Today, conditions should continue to ease for us all. We’re in good radio contact, and keeping track of each other. There’s a professional big boat captain in the fleet, and he had fun testing me all night long. He didn’t think I’d be responsive to his radio calls. Got him! Hee-hee…

I hope you all have an outstanding Tuesday, and keep on taking good care of each other.


Tiger Beetle Passing Willow to Starboard...

Tiger Beetle Passing Willow to Starboard…

Conditions have settled beautifully, settled enough that there’s even fog 5 nm out all around. So really, really settled. All of us in the fleet had greeted each other this morning, and were making plans about weather, fuel and Turtle Bay. Turtle’s so close (105 nm), I can almost smell it! Then it happened…

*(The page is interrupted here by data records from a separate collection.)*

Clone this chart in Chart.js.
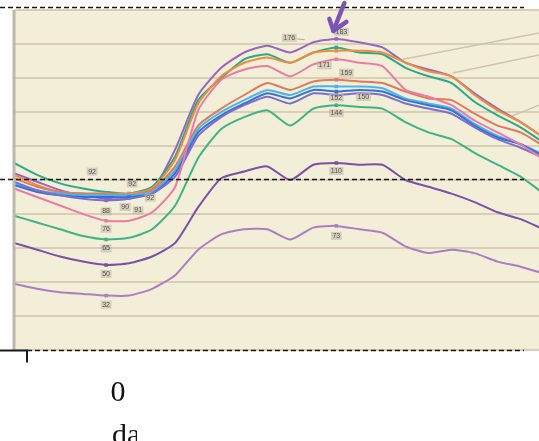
<!DOCTYPE html>
<html>
<head>
<meta charset="utf-8">
<script src="https://cdn.jsdelivr.net/npm/chart.js@4.4.1/dist/chart.umd.min.js"></script>
<style>
  body { margin: 0; background: #fff; }
  canvas { display: block; }
</style>
</head>
<body>
<canvas id="myChart" width="539" height="441"></canvas>
<script>
// step index along the x axis (one vertex per step)
var steps = [0,1,2,3,4,5,6,7,8,9,10,11,12,13,14,15,16,17,18,19,20,21,22,23];

// series values
var topPurple = [104,99,94,91,89,89,94,118,150,166,175,179,175,181,183,181,178,169,165,161,151,142,134,125];
var teal      = [110,103,98,95,93,92,96,114,147,160,171,174,169,175,178,175,174,166,161,157,146,138,131,122];
var orange    = [103,97,93,92,92,92,95,112,145,161,169,172,169,175,176,176,175,169,164,161,150,141,134,125];
var pink      = [95,90,85,80,76,76,81,96,141,159,165,167,161,168,171,169,167,153,149,144,135,128,121,112];
var redOrange = [101,96,93,92,92,91,94,108,132,142,150,157,153,158,159,158,157,152,148,147,139,132,128,120];
var lightBlue = [98,94,92,91,91,91,93,106,130,140,147,153,150,155,155,155,154,148,145,142,133,126,121,115];
var blue      = [97,93,91,90,90,90,92,104,128,138,145,151,148,153,152,153,152,147,144,141,132,125,121,114];
var slate     = [99,94,91,89,88,89,92,102,126,137,144,149,145,151,150,151,150,145,142,139,131,124,119,113];
var green     = [79,75,71,67,65,66,71,85,113,130,137,141,132,142,144,143,142,134,128,124,116,109,102,92];
var purple    = [63,59,55,52,50,51,55,63,84,101,105,108,100,109,110,109,109,100,96,92,87,81,77,71];
var lilac     = [39,36,34,33,32,32,36,44,59,68,71,71,65,72,73,71,69,61,57,59,57,52,49,45];

// y ticks (value axis) and the black reference lines of the outer figure
var yTicks = [0,20,40,60,80,100,120,140,160,180,200];
var refLines = [201.5, 100.6, 0];

// leader lines running off to the cut-off labels on the right: [x0, y0, x1, y1]
var leaders = [
  [16.9, 171, 22.8, 186.5],
  [19.05, 163, 22.8, 173.5],
  [21.5, 137, 22.8, 144]
];

var series = [
  {name: 'lilac',     vals: lilac,     color: 'rgb(172,125,195)', mark: [4, 14]},
  {name: 'purple',    vals: purple,    color: 'rgb(122,80,168)',  mark: [4, 14]},
  {name: 'green',     vals: green,     color: 'rgb(62,180,132)',  mark: [4, 14]},
  {name: 'pink',      vals: pink,      color: 'rgb(236,122,162)', mark: [4, 14]},
  {name: 'slate',     vals: slate,     color: 'rgb(122,112,202)', mark: [4, 14]},
  {name: 'blue',      vals: blue,      color: 'rgb(55,112,218)',  mark: [5, 14]},
  {name: 'lightBlue', vals: lightBlue, color: 'rgb(72,182,236)',  mark: [5, 14]},
  {name: 'redOrange', vals: redOrange, color: 'rgb(224,122,92)',  mark: [4, 14]},
  {name: 'orange',    vals: orange,    color: 'rgb(242,140,60)',  mark: [5, 14]},
  {name: 'teal',      vals: teal,      color: 'rgb(40,170,140)',  mark: [5, 14]},
  {name: 'topPurple', vals: topPurple, color: 'rgb(152,102,192)', mark: [14]}
];

// which point gets a value tag, and where the tag sits relative to it
var tags = [
  {s: 'lilac', k: 4, dx: 0, dy: 9},
  {s: 'purple', k: 4, dx: 0, dy: 9},
  {s: 'green', k: 4, dx: 0, dy: 9},
  {s: 'pink', k: 4, dx: 0, dy: 8},
  {s: 'slate', k: 4, dx: 0, dy: 11},
  {s: 'redOrange', k: 4, dx: -14, dy: -22},
  {s: 'teal', k: 5, dx: 3, dy: -10},
  {s: 'blue', k: 5, dx: -4, dy: 10},
  {s: 'lightBlue', k: 5, dx: 9, dy: 15},
  {s: 'orange', k: 5, dx: 21, dy: 4},
  {s: 'orange', k: 14, dx: -47, dy: -13, leader: true},
  {s: 'topPurple', k: 14, dx: 5, dy: -7},
  {s: 'pink', k: 14, dx: -12, dy: 6},
  {s: 'redOrange', k: 14, dx: 10, dy: -7},
  {s: 'blue', k: 14, dx: 0, dy: 6},
  {s: 'slate', k: 14, dx: 27, dy: 2},
  {s: 'green', k: 14, dx: 0, dy: 8},
  {s: 'purple', k: 14, dx: 0, dy: 8},
  {s: 'lilac', k: 14, dx: 0, dy: 10}
];

var datasets = [];
leaders.forEach(function(l){
  datasets.push({
    data: [{x: l[0], y: l[1]}, {x: l[2], y: l[3]}],
    borderColor: 'rgb(205,197,178)', borderWidth: 1.5,
    pointRadius: 0, tension: 0, order: 20
  });
});
series.forEach(function(s){
  datasets.push({
    label: s.name,
    data: s.vals.map(function(v, i){ return {x: steps[i], y: v}; }),
    borderColor: s.color,
    backgroundColor: s.color,
    borderWidth: 2,
    tension: 0.2,
    pointStyle: 'rect',
    pointRadius: steps.map(function(k){ return s.mark.indexOf(k) >= 0 ? 2.5 : 0; }),
    pointBorderWidth: 0,
    pointBackgroundColor: s.color
  });
});

var decor = {
  id: 'decor',
  beforeDraw: function(chart){
    var c = chart.ctx, a = chart.chartArea;
    c.save();
    c.fillStyle = '#ffffff';
    c.fillRect(0, 0, chart.width, chart.height);
    c.fillStyle = 'rgb(243,238,215)';
    c.fillRect(a.left, a.top, a.right - a.left, a.bottom - a.top);
    c.restore();
  },
  afterDatasetsDraw: function(chart){
    var c = chart.ctx, a = chart.chartArea;
    var xs = chart.scales.x, ys = chart.scales.y;
    c.save();

    // left frame of the inner plot
    c.strokeStyle = 'rgb(190,184,170)';
    c.lineWidth = 3;
    c.beginPath(); c.moveTo(a.left, a.top); c.lineTo(a.left, a.bottom); c.stroke();

    // value tags
    c.font = '7px Arial';
    c.textAlign = 'center';
    c.textBaseline = 'middle';
    tags.forEach(function(t){
      var s = series.filter(function(z){ return z.name === t.s; })[0];
      var v = s.vals[t.k];
      var px = xs.getPixelForValue(steps[t.k]) + t.dx;
      var py = ys.getPixelForValue(v) + t.dy;
      var txt = String(v);
      var w = c.measureText(txt).width + 3;
      c.fillStyle = 'rgba(190,184,168,0.6)';
      c.fillRect(px - w / 2, py - 4, w, 8);
      c.fillStyle = '#5b5852';
      c.fillText(txt, px, py);
      if (t.leader) {
        c.strokeStyle = 'rgba(150,145,135,0.7)';
        c.lineWidth = 1;
        c.beginPath(); c.moveTo(px + w / 2, py + 1); c.lineTo(px + w / 2 + 8, py + 2); c.stroke();
      }
    });

    // black dashed reference lines of the outer figure
    c.strokeStyle = '#1a1a1a';
    c.lineWidth = 1.6;
    c.setLineDash([5, 3]);
    refLines.forEach(function(v, i){
      var py = Math.round(ys.getPixelForValue(v)) + 0.5;
      var x0 = i === 2 ? 27 : 0;
      c.beginPath(); c.moveTo(x0, py); c.lineTo(524, py); c.stroke();
    });
    c.setLineDash([]);

    // outer axis stub
    var by = Math.round(ys.getPixelForValue(0)) + 0.5;
    c.lineWidth = 2;
    c.beginPath(); c.moveTo(0, by); c.lineTo(27, by); c.lineTo(27, by + 12); c.stroke();

    // purple arrow pointing at the peak
    var tx = xs.getPixelForValue(steps[14]) - 3;
    var ty = ys.getPixelForValue(topPurple[14]) - 8;
    c.strokeStyle = 'rgb(124,84,180)';
    c.lineWidth = 4.5;
    c.lineCap = 'round';
    c.lineJoin = 'round';
    c.beginPath(); c.moveTo(tx + 11, 3); c.lineTo(tx, ty); c.stroke();
    c.beginPath(); c.moveTo(tx - 4, ty - 12); c.lineTo(tx, ty); c.lineTo(tx + 13, ty - 9); c.stroke();

    // outer x axis text (cropped)
    c.fillStyle = '#111';
    c.font = '30px "Liberation Serif", serif';
    c.textAlign = 'center';
    c.textBaseline = 'alphabetic';
    c.fillText('0', 118, 401);
    c.beginPath(); c.rect(0, 405, 137, 40); c.clip();
    c.textAlign = 'left';
    c.fillText('da', 112, 444);
    c.restore();
  }
};

var ctx = document.getElementById('myChart').getContext('2d');
var chart = new Chart(ctx, {
  type: 'line',
  data: {datasets: datasets},
  options: {
    responsive: false,
    animation: false,
    layout: {padding: {left: 14, top: 10, right: 0, bottom: 91}},
    plugins: {legend: {display: false}, tooltip: {enabled: false}},
    scales: {
      x: {type: 'linear', min: 0, max: 22.8, display: false},
      y: {
        min: 0, max: 200,
        afterBuildTicks: function(scale){ scale.ticks = yTicks.map(function(v){ return {value: v}; }); },
        ticks: {display: false},
        border: {display: false},
        grid: {color: 'rgb(216,207,182)', lineWidth: 2, drawTicks: false}
      }
    }
  },
  plugins: [decor]
});
</script>
</body>
</html>
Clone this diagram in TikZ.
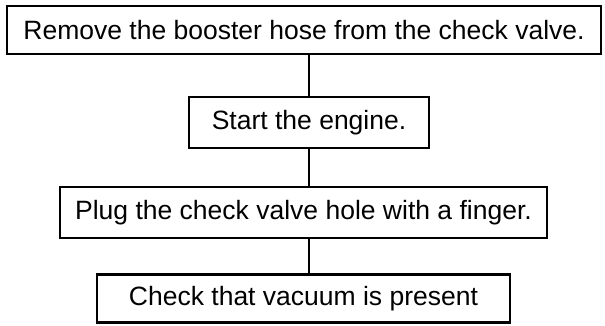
\documentclass[tikz,border=0pt]{standalone}
\usepackage{fontspec}
\setmainfont{Liberation Sans}
\usetikzlibrary{calc}

\tikzset{
	stepbox/.style={draw, line width=2.3pt, inner sep=0pt, align=center,
		font=\fontsize{26.5}{30}\selectfont},
	link/.style={line width=2pt}
}

\begin{document}
\begin{tikzpicture}[x=1pt,y=-1pt]
	
	\useasboundingbox (0,0) rectangle (605,325);
	
	% the four steps, top to bottom
	\node[stepbox, minimum width=594pt, minimum height=48pt] (remove) at (304,30)
		{Remove the booster hose from the check valve.};
	\node[stepbox, minimum width=240pt, minimum height=51pt] (start) at (309,122.5)
		{Start the engine.};
	\node[stepbox, minimum width=487pt, minimum height=51pt] (plug) at (303.5,212.5)
		{Plug the check valve hole with a finger.};
	\node[stepbox, minimum width=413pt, minimum height=48pt] (check) at (303.5,298.5)
		{Check that vacuum is present};
	
	% plain vertical links
	\draw[link]
		(start.north |- remove.south) -- (start.north)
		(start.south) -- (start.south |- plug.north)
		(start.south |- plug.south) -- (start.south |- check.north);
	
\end{tikzpicture}
\end{document}
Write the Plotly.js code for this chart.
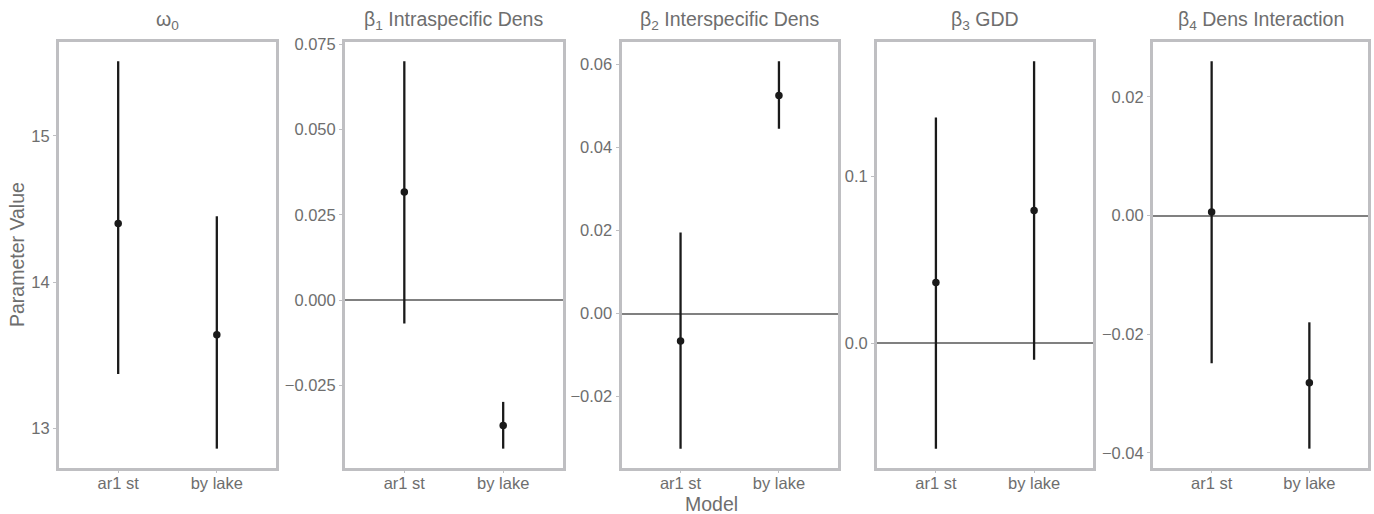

Ryan from Bonita called out that he thinks their transmission is shot, and they were out. Such a bummer. All of us had a few suggestions for him, but they were all to no avail. Their transmission was shot. This is where Providence comes in. Jim, who’s taking the owner’s boat, with him on it, up to Seattle, used to do a bunch of work for Vessel Assist. Jim and Mark are aboard the Hans Christian 43, Betty Jane, and they offered to tow the kids on Bonita on up to Turtle Bay.   This is what I love about sailing!!  I was right there with them, so I hung out and sent moral support their way. You know, “can I just slip Willow between you two boats real quick???” It took both vessels about an hour and a half to gather required gear and get things settled for a safe and manageable tow.  At 1600 hours, we’re off.  They’re carefully making about 4 knots, watching closely for chaffing and gear failure. I’m moving on up the line and getting out of their way, but maintaining radio contact with them. The next challenge will be finding repairs in Turtle, or maintaining the tow to Ensenada… Stay tuned.

Aboard Willow, all is well. Going downwind is no test for a boat. Going UPWIND, I have found more little things I never would have guessed, but all are easily remedied.

My 1600 local position: N 26d 10′ W 113d 38 SOG 5.1 kts COG 305d mag BRG 309d mag

I’m in! I’m fueled! I’m safe! I’m tired! I’m going to bed! I’m going to write you all tomorrow. There is internet here, but it’s waaaaaaaaaaay slooooooooooooooooooow. We’ll see what tomorrow brings.

(Tony, bad idea to head out early and keep going?)

I arrived at Turtle Bay around 1700, fueled up and dropped the hook.  (For other Bashers information, the fuel dock in Turtle Bay is open 24 hours a day.  You just need to hail them on VHF Ch. 16 when you enter the bay, and they’ll meet you at the dock.)  My original plan was to stay a day or so with the great kids from Bonita, and perhaps go up the rig to change out my steaming light bulb. But the weather forecast was far too great to hang out, so after a night’s sleep, I decided to head out early Thursday morning for Ensenada, another 290 nm up the coast. Buenos Noches!